Stored data:
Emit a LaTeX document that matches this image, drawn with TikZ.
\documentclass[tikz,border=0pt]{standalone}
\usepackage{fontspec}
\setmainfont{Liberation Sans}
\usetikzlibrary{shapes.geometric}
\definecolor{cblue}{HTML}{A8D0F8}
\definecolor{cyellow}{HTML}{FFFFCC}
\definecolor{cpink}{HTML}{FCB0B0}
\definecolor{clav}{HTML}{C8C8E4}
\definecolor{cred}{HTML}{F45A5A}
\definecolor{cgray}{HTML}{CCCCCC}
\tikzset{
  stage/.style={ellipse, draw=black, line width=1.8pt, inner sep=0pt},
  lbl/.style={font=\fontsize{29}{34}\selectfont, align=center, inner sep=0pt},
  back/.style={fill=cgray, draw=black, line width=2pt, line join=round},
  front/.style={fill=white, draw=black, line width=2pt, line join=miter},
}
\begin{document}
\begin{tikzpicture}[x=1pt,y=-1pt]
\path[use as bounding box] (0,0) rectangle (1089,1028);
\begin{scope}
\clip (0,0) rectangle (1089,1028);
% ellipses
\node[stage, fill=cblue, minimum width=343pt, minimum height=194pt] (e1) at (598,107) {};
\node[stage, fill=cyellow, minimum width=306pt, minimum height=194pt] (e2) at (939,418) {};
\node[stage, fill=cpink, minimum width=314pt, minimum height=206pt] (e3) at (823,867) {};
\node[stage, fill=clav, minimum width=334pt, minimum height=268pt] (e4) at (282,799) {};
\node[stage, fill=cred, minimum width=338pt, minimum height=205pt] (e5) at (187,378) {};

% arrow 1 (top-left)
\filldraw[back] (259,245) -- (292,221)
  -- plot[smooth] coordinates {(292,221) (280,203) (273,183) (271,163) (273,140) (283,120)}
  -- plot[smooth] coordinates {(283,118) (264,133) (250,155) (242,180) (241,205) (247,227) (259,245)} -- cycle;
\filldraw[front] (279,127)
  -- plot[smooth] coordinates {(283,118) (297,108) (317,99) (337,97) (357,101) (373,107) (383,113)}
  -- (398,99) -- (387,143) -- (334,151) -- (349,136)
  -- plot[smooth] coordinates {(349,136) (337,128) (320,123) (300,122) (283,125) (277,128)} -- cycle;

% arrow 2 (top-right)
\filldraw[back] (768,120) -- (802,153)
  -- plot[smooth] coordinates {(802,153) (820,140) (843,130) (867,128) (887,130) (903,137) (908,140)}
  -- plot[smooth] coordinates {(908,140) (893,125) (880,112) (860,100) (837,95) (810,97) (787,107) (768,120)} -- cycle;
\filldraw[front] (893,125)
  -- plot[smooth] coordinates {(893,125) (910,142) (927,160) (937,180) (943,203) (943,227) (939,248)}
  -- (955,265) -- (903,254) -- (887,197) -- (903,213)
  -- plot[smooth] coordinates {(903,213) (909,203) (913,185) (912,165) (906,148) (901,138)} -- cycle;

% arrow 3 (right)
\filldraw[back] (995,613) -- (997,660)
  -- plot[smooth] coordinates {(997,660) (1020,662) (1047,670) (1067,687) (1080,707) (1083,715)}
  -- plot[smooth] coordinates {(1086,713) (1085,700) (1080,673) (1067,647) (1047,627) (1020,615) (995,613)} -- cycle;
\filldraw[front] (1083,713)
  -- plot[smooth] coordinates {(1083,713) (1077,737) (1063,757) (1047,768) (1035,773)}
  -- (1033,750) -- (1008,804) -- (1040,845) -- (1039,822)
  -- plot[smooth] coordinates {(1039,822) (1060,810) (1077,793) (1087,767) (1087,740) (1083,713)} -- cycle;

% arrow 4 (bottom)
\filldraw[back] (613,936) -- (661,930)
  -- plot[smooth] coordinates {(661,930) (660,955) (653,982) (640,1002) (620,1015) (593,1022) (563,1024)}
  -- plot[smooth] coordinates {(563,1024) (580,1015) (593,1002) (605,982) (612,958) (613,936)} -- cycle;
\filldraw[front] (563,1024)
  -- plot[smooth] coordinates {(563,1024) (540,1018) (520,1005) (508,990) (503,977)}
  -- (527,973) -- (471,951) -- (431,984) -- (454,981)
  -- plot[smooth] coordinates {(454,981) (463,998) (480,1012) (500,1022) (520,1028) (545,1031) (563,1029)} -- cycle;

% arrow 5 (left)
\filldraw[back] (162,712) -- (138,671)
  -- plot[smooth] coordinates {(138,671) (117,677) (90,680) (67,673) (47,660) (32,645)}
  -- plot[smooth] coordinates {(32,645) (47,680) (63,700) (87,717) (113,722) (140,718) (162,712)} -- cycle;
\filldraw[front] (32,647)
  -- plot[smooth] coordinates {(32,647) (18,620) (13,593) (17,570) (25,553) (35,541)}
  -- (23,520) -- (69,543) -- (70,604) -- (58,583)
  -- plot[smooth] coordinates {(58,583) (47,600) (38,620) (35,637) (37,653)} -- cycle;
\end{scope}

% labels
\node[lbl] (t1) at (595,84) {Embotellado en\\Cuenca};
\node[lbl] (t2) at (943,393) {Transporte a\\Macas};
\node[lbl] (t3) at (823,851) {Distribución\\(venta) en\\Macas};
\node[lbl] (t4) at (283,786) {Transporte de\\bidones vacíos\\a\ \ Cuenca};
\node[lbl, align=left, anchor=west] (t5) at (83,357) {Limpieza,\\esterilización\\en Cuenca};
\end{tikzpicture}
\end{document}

* * *

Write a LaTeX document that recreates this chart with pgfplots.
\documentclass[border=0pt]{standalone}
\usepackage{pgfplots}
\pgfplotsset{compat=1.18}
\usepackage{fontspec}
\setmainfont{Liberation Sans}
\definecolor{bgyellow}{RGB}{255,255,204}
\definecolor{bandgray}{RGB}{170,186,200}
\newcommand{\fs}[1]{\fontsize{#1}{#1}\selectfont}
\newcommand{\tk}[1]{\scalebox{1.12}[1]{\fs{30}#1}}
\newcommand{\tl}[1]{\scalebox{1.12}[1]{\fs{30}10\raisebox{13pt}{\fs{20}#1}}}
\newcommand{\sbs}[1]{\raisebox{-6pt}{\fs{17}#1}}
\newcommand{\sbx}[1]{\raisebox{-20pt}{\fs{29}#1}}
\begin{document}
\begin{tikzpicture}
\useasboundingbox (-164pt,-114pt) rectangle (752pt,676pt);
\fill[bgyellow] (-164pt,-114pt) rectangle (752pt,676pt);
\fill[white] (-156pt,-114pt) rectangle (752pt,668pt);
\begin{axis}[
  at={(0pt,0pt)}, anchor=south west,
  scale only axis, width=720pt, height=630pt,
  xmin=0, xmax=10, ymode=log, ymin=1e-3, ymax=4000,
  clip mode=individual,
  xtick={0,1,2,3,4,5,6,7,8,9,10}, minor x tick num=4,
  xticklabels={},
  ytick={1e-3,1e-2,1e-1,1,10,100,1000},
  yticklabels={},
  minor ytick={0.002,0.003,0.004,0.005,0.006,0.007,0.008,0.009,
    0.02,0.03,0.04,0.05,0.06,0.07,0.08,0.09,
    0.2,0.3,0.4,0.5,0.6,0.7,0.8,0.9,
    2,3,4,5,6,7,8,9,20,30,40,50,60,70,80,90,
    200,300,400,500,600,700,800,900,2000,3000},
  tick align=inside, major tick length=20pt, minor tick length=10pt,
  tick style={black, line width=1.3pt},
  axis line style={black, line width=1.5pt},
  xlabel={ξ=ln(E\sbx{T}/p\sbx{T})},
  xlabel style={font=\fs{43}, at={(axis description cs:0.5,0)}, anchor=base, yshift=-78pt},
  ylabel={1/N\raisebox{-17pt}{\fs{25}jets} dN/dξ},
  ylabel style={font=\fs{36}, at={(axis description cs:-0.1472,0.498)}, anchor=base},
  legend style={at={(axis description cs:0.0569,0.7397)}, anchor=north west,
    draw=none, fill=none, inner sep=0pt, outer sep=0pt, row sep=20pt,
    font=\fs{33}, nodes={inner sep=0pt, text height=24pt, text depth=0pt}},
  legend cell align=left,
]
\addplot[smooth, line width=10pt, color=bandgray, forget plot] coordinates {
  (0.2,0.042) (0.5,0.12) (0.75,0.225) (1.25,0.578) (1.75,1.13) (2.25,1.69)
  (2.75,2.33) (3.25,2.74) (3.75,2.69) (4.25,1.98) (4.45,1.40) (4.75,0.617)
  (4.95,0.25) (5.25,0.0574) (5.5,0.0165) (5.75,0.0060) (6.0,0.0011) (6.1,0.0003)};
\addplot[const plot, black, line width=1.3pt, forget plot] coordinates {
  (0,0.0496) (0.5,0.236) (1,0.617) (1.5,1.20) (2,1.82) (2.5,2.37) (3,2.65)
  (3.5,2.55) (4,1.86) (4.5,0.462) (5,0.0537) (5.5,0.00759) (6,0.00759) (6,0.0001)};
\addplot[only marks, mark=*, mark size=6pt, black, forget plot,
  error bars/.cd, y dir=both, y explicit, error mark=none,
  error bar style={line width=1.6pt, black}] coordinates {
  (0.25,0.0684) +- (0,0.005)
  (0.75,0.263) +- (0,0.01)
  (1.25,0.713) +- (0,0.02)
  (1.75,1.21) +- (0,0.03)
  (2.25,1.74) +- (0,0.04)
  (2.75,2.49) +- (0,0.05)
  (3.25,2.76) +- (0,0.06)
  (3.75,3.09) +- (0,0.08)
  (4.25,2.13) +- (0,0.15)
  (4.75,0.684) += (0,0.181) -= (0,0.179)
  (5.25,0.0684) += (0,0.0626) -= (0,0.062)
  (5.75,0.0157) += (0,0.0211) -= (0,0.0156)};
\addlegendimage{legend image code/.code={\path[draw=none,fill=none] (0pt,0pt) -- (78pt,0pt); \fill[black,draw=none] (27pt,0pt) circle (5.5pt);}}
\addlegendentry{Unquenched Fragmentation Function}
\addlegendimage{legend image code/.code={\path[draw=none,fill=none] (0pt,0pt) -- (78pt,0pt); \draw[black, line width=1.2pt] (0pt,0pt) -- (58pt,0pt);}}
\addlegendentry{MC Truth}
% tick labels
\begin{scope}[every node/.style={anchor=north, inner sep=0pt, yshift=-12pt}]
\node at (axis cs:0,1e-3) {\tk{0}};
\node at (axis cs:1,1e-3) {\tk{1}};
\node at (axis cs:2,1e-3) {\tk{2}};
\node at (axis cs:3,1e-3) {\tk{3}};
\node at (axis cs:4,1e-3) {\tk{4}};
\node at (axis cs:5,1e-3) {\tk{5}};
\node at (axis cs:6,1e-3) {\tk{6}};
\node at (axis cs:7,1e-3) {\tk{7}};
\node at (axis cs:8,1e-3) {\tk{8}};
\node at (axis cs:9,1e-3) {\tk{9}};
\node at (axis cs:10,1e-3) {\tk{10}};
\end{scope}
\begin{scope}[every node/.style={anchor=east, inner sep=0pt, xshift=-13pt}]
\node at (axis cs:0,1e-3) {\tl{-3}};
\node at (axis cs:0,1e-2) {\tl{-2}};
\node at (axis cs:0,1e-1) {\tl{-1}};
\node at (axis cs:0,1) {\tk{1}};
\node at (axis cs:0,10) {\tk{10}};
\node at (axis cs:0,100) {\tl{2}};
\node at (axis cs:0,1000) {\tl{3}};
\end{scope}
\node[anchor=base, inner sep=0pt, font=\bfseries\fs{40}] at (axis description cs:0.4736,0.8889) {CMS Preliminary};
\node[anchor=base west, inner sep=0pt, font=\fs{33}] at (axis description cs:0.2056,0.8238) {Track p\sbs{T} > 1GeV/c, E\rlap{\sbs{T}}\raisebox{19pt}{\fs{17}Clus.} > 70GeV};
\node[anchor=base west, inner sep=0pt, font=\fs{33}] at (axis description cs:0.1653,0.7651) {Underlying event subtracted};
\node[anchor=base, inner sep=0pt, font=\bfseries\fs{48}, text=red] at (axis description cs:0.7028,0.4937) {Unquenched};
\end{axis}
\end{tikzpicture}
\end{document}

> [Exercise task]:
Make an exact transcription of the lines from the line with "Emit a LaTeX" through the line with "minimum width=338pt, minimum", inclusive, omitting all others.

> [Answer to the exercise]:
Emit a LaTeX document that matches this image, drawn with TikZ.
\documentclass[tikz,border=0pt]{standalone}
\usepackage{fontspec}
\setmainfont{Liberation Sans}
\usetikzlibrary{shapes.geometric}
\definecolor{cblue}{HTML}{A8D0F8}
\definecolor{cyellow}{HTML}{FFFFCC}
\definecolor{cpink}{HTML}{FCB0B0}
\definecolor{clav}{HTML}{C8C8E4}
\definecolor{cred}{HTML}{F45A5A}
\definecolor{cgray}{HTML}{CCCCCC}
\tikzset{
  stage/.style={ellipse, draw=black, line width=1.8pt, inner sep=0pt},
  lbl/.style={font=\fontsize{29}{34}\selectfont, align=center, inner sep=0pt},
  back/.style={fill=cgray, draw=black, line width=2pt, line join=round},
  front/.style={fill=white, draw=black, line width=2pt, line join=miter},
}
\begin{document}
\begin{tikzpicture}[x=1pt,y=-1pt]
\path[use as bounding box] (0,0) rectangle (1089,1028);
\begin{scope}
\clip (0,0) rectangle (1089,1028);
% ellipses
\node[stage, fill=cblue, minimum width=343pt, minimum height=194pt] (e1) at (598,107) {};
\node[stage, fill=cyellow, minimum width=306pt, minimum height=194pt] (e2) at (939,418) {};
\node[stage, fill=cpink, minimum width=314pt, minimum height=206pt] (e3) at (823,867) {};
\node[stage, fill=clav, minimum width=334pt, minimum height=268pt] (e4) at (282,799) {};
\node[stage, fill=cred, minimum width=338pt, minimum height=205pt] (e5) at (187,378) {};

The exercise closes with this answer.